● **Exercise goal**
Transcribe every line, keeping it exact.

● **Given information**
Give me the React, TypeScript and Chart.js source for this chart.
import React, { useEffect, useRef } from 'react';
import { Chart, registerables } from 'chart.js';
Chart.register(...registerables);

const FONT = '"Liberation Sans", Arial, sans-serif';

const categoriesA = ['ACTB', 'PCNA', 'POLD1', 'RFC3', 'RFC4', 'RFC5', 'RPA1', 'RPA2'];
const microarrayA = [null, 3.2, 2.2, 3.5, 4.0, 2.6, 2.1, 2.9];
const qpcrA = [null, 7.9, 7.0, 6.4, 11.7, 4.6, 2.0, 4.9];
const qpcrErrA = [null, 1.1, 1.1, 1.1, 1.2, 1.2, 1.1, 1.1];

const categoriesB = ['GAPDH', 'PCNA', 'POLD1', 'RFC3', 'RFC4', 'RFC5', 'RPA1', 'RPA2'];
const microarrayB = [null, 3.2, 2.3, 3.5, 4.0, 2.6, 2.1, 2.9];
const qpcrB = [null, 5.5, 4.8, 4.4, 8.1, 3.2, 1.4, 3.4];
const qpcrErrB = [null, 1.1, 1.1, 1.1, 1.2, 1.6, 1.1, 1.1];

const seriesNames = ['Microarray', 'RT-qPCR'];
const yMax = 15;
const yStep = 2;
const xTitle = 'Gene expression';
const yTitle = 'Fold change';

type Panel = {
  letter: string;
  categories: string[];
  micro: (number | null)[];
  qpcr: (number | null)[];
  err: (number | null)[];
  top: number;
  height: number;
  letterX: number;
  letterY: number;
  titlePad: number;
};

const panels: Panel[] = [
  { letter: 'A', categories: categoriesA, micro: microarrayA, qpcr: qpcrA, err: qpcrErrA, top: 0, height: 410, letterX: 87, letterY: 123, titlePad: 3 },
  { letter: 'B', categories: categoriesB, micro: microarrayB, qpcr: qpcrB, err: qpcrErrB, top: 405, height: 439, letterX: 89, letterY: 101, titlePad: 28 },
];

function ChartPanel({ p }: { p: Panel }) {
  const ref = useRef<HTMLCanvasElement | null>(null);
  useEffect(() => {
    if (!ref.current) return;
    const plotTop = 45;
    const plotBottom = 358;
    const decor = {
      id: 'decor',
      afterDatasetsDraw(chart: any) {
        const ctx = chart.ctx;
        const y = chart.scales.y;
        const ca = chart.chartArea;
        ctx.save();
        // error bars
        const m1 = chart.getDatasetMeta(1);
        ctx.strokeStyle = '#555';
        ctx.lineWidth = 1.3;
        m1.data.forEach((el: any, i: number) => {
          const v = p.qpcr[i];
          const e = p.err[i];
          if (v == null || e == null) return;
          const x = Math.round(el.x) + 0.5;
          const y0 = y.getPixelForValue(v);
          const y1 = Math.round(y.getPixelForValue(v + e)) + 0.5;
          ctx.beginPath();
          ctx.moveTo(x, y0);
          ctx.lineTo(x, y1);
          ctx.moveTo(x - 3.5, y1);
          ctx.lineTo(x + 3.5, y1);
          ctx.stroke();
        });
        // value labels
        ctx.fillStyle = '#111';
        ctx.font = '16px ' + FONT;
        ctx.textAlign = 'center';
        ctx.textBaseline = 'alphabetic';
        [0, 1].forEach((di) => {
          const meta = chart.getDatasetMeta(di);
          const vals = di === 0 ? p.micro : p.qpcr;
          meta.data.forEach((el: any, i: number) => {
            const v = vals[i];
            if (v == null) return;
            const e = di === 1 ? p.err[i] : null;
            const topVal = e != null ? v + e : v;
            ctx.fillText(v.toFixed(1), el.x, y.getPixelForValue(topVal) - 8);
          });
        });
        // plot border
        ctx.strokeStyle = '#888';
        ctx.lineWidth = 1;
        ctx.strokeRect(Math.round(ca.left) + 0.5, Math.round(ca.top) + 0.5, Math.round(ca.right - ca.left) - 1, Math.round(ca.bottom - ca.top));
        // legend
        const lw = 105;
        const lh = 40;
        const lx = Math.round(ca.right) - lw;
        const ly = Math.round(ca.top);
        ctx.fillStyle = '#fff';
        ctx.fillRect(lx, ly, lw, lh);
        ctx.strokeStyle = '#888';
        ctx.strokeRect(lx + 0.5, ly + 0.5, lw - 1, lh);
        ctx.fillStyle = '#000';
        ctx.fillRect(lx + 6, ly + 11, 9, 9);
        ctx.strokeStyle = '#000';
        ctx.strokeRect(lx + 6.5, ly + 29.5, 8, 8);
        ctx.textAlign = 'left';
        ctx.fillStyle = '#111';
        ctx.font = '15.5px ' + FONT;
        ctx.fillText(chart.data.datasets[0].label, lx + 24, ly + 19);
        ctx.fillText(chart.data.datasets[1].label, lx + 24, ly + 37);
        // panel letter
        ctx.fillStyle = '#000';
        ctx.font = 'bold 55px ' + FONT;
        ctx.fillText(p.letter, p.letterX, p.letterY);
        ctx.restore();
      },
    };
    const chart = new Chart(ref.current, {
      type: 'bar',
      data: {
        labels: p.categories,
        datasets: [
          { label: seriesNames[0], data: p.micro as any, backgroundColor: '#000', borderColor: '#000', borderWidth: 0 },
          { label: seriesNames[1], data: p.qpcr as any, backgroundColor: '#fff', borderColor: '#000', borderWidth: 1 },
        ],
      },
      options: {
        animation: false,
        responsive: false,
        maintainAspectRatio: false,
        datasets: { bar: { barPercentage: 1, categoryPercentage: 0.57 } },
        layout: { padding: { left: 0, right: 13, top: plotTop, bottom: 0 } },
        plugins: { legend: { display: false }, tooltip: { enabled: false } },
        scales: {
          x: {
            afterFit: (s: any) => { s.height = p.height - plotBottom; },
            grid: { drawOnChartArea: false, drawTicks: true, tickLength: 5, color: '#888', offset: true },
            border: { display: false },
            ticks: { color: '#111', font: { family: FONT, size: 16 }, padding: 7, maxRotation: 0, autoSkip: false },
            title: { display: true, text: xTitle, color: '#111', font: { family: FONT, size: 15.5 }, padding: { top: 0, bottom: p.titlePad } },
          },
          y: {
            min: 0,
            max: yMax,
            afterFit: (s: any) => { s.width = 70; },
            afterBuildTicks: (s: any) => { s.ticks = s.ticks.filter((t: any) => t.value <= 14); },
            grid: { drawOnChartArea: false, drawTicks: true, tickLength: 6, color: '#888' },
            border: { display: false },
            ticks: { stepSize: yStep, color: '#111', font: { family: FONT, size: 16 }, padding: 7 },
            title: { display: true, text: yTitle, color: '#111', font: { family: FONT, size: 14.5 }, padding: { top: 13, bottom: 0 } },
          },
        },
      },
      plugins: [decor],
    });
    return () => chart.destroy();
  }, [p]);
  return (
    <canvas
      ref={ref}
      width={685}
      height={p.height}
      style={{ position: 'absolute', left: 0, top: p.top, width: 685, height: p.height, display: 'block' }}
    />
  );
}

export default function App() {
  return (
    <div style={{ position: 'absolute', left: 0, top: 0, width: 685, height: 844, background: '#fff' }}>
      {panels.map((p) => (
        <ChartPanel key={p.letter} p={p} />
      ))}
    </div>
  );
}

● **The solution**
Give me the React, TypeScript and Chart.js source for this chart.
import React, { useEffect, useRef } from 'react';
import { Chart, registerables } from 'chart.js';
Chart.register(...registerables);

const FONT = '"Liberation Sans", Arial, sans-serif';

const categoriesA = ['ACTB', 'PCNA', 'POLD1', 'RFC3', 'RFC4', 'RFC5', 'RPA1', 'RPA2'];
const microarrayA = [null, 3.2, 2.2, 3.5, 4.0, 2.6, 2.1, 2.9];
const qpcrA = [null, 7.9, 7.0, 6.4, 11.7, 4.6, 2.0, 4.9];
const qpcrErrA = [null, 1.1, 1.1, 1.1, 1.2, 1.2, 1.1, 1.1];

const categoriesB = ['GAPDH', 'PCNA', 'POLD1', 'RFC3', 'RFC4', 'RFC5', 'RPA1', 'RPA2'];
const microarrayB = [null, 3.2, 2.3, 3.5, 4.0, 2.6, 2.1, 2.9];
const qpcrB = [null, 5.5, 4.8, 4.4, 8.1, 3.2, 1.4, 3.4];
const qpcrErrB = [null, 1.1, 1.1, 1.1, 1.2, 1.6, 1.1, 1.1];

const seriesNames = ['Microarray', 'RT-qPCR'];
const yMax = 15;
const yStep = 2;
const xTitle = 'Gene expression';
const yTitle = 'Fold change';

type Panel = {
  letter: string;
  categories: string[];
  micro: (number | null)[];
  qpcr: (number | null)[];
  err: (number | null)[];
  top: number;
  height: number;
  letterX: number;
  letterY: number;
  titlePad: number;
};

const panels: Panel[] = [
  { letter: 'A', categories: categoriesA, micro: microarrayA, qpcr: qpcrA, err: qpcrErrA, top: 0, height: 410, letterX: 87, letterY: 123, titlePad: 3 },
  { letter: 'B', categories: categoriesB, micro: microarrayB, qpcr: qpcrB, err: qpcrErrB, top: 405, height: 439, letterX: 89, letterY: 101, titlePad: 28 },
];

function ChartPanel({ p }: { p: Panel }) {
  const ref = useRef<HTMLCanvasElement | null>(null);
  useEffect(() => {
    if (!ref.current) return;
    const plotTop = 45;
    const plotBottom = 358;
    const decor = {
      id: 'decor',
      afterDatasetsDraw(chart: any) {
        const ctx = chart.ctx;
        const y = chart.scales.y;
        const ca = chart.chartArea;
        ctx.save();
        // error bars
        const m1 = chart.getDatasetMeta(1);
        ctx.strokeStyle = '#555';
        ctx.lineWidth = 1.3;
        m1.data.forEach((el: any, i: number) => {
          const v = p.qpcr[i];
          const e = p.err[i];
          if (v == null || e == null) return;
          const x = Math.round(el.x) + 0.5;
          const y0 = y.getPixelForValue(v);
          const y1 = Math.round(y.getPixelForValue(v + e)) + 0.5;
          ctx.beginPath();
          ctx.moveTo(x, y0);
          ctx.lineTo(x, y1);
          ctx.moveTo(x - 3.5, y1);
          ctx.lineTo(x + 3.5, y1);
          ctx.stroke();
        });
        // value labels
        ctx.fillStyle = '#111';
        ctx.font = '16px ' + FONT;
        ctx.textAlign = 'center';
        ctx.textBaseline = 'alphabetic';
        [0, 1].forEach((di) => {
          const meta = chart.getDatasetMeta(di);
          const vals = di === 0 ? p.micro : p.qpcr;
          meta.data.forEach((el: any, i: number) => {
            const v = vals[i];
            if (v == null) return;
            const e = di === 1 ? p.err[i] : null;
            const topVal = e != null ? v + e : v;
            ctx.fillText(v.toFixed(1), el.x, y.getPixelForValue(topVal) - 8);
          });
        });
        // plot border
        ctx.strokeStyle = '#888';
        ctx.lineWidth = 1;
        ctx.strokeRect(Math.round(ca.left) + 0.5, Math.round(ca.top) + 0.5, Math.round(ca.right - ca.left) - 1, Math.round(ca.bottom - ca.top));
        // legend
        const lw = 105;
        const lh = 40;
        const lx = Math.round(ca.right) - lw;
        const ly = Math.round(ca.top);
        ctx.fillStyle = '#fff';
        ctx.fillRect(lx, ly, lw, lh);
        ctx.strokeStyle = '#888';
        ctx.strokeRect(lx + 0.5, ly + 0.5, lw - 1, lh);
        ctx.fillStyle = '#000';
        ctx.fillRect(lx + 6, ly + 11, 9, 9);
        ctx.strokeStyle = '#000';
        ctx.strokeRect(lx + 6.5, ly + 29.5, 8, 8);
        ctx.textAlign = 'left';
        ctx.fillStyle = '#111';
        ctx.font = '15.5px ' + FONT;
        ctx.fillText(chart.data.datasets[0].label, lx + 24, ly + 19);
        ctx.fillText(chart.data.datasets[1].label, lx + 24, ly + 37);
        // panel letter
        ctx.fillStyle = '#000';
        ctx.font = 'bold 55px ' + FONT;
        ctx.fillText(p.letter, p.letterX, p.letterY);
        ctx.restore();
      },
    };
    const chart = new Chart(ref.current, {
      type: 'bar',
      data: {
        labels: p.categories,
        datasets: [
          { label: seriesNames[0], data: p.micro as any, backgroundColor: '#000', borderColor: '#000', borderWidth: 0 },
          { label: seriesNames[1], data: p.qpcr as any, backgroundColor: '#fff', borderColor: '#000', borderWidth: 1 },
        ],
      },
      options: {
        animation: false,
        responsive: false,
        maintainAspectRatio: false,
        datasets: { bar: { barPercentage: 1, categoryPercentage: 0.57 } },
        layout: { padding: { left: 0, right: 13, top: plotTop, bottom: 0 } },
        plugins: { legend: { display: false }, tooltip: { enabled: false } },
        scales: {
          x: {
            afterFit: (s: any) => { s.height = p.height - plotBottom; },
            grid: { drawOnChartArea: false, drawTicks: true, tickLength: 5, color: '#888', offset: true },
            border: { display: false },
            ticks: { color: '#111', font: { family: FONT, size: 16 }, padding: 7, maxRotation: 0, autoSkip: false },
            title: { display: true, text: xTitle, color: '#111', font: { family: FONT, size: 15.5 }, padding: { top: 0, bottom: p.titlePad } },
          },
          y: {
            min: 0,
            max: yMax,
            afterFit: (s: any) => { s.width = 70; },
            afterBuildTicks: (s: any) => { s.ticks = s.ticks.filter((t: any) => t.value <= 14); },
            grid: { drawOnChartArea: false, drawTicks: true, tickLength: 6, color: '#888' },
            border: { display: false },
            ticks: { stepSize: yStep, color: '#111', font: { family: FONT, size: 16 }, padding: 7 },
            title: { display: true, text: yTitle, color: '#111', font: { family: FONT, size: 14.5 }, padding: { top: 13, bottom: 0 } },
          },
        },
      },
      plugins: [decor],
    });
    return () => chart.destroy();
  }, [p]);
  return (
    <canvas
      ref={ref}
      width={685}
      height={p.height}
      style={{ position: 'absolute', left: 0, top: p.top, width: 685, height: p.height, display: 'block' }}
    />
  );
}

export default function App() {
  return (
    <div style={{ position: 'absolute', left: 0, top: 0, width: 685, height: 844, background: '#fff' }}>
      {panels.map((p) => (
        <ChartPanel key={p.letter} p={p} />
      ))}
    </div>
  );
}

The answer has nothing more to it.